Users will be encouraged to provide a Failed
expression to avoid stalling the reconciliation
loop until the timeout is reached.
Introduce a generic custom status reader
We'll Introduce a StatusReader
that will be used to compute the status
of custom resources based on the CEL
expressions provided in the CustomHealthCheck
:
import (
"k8s.io/apimachinery/pkg/runtime/schema"
"github.com/fluxcd/cli-utils/pkg/kstatus/polling/engine"
"github.com/fluxcd/cli-utils/pkg/kstatus/polling/event"
kstatusreaders "github.com/fluxcd/cli-utils/pkg/kstatus/polling/statusreaders"
kustomizev1 "github.com/fluxcd/kustomize-controller/api/v1"
)
type CELStatusReader struct {
genericStatusReader engine.StatusReader
gvk schema.GroupVersionKind
}
func NewCELStatusReader(mapper meta.RESTMapper, gvk schema.GroupVersionKind,
exprs *kustomizev1.HealthCheckExpressions) engine.StatusReader {
genericStatusReader := kstatusreaders.NewGenericStatusReader(mapper, genericConditions(gvk.Kind, exprs))
return &CELStatusReader{
genericStatusReader: genericStatusReader,
gvk: gvk,
}
}
func (g *CELStatusReader) Supports(gk schema.GroupKind) bool {
return gk == g.gvk.GroupKind()
}
func (g *CELStatusReader) ReadStatus(ctx context.Context, reader engine.ClusterReader, resource object.ObjMetadata) (*event.ResourceStatus, error) {
return g.genericStatusReader.ReadStatus(ctx, reader, resource)
}
func (g *CELStatusReader) ReadStatusForObject(ctx context.Context, reader engine.ClusterReader, resource *unstructured.Unstructured) (*event.ResourceStatus, error) {
return g.genericStatusReader.ReadStatusForObject(ctx, reader, resource)
}
The genericConditions
function takes the set of CEL
expressions and returns a
function that takes an Unstructured
object and returns a status.Result
object.
import (
"github.com/fluxcd/cli-utils/pkg/kstatus/status"

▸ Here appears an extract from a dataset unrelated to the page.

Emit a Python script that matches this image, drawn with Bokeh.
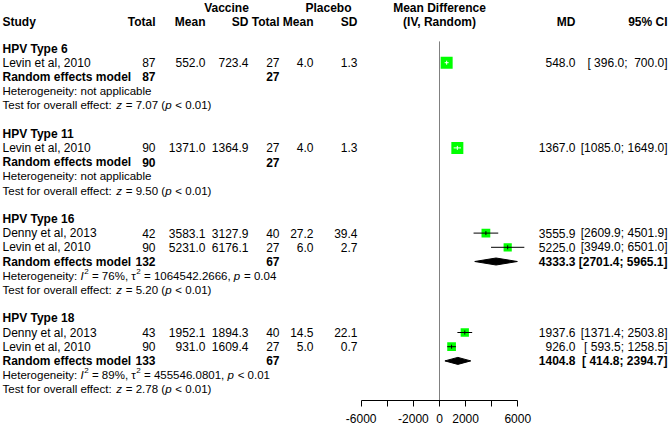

"github.com/fluxcd/pkg/runtime/cel"
"k8s.io/apimachinery/pkg/apis/meta/v1/unstructured"
)
func genericConditions(exprs *kustomizev1.HealthCheckExpressions) func(u *unstructured.Unstructured) (*status.Result, error) {
return func(u *unstructured.Unstructured) (*status.Result, error) {
obj := u.UnstructuredContent()
// if status.observedGeneration exists and differs from metadata.generation return status.InProgress
for _, e := range []struct{
expr string
status status.Status
}{
{expr: exprs.InProgress, status: status.InProgress},
{expr: exprs.Failed, status: status.Failed},
{expr: exprs.Current, status: status.Current},
} {
if e.expr != "" {
result, err := cel.EvaluateBooleanExpr(e.expr, obj)
if err != nil {
return nil, err
}
if result {
return &status.Result{Status: e.status}, nil
}
}
}
return &status.Result{Status: status.InProgress}, nil
}
}
The CEL status reader will be used by the statusPoller
provided to the kustomize-controller reconciler
to compute the status of the resources for the registered custom resources GVKs.
We will implement a CEL
environment that will use the Kubernetes CEL library to evaluate the CEL
expressions.
Implementation History
- RFC implemented and generally available in Flux v2.5.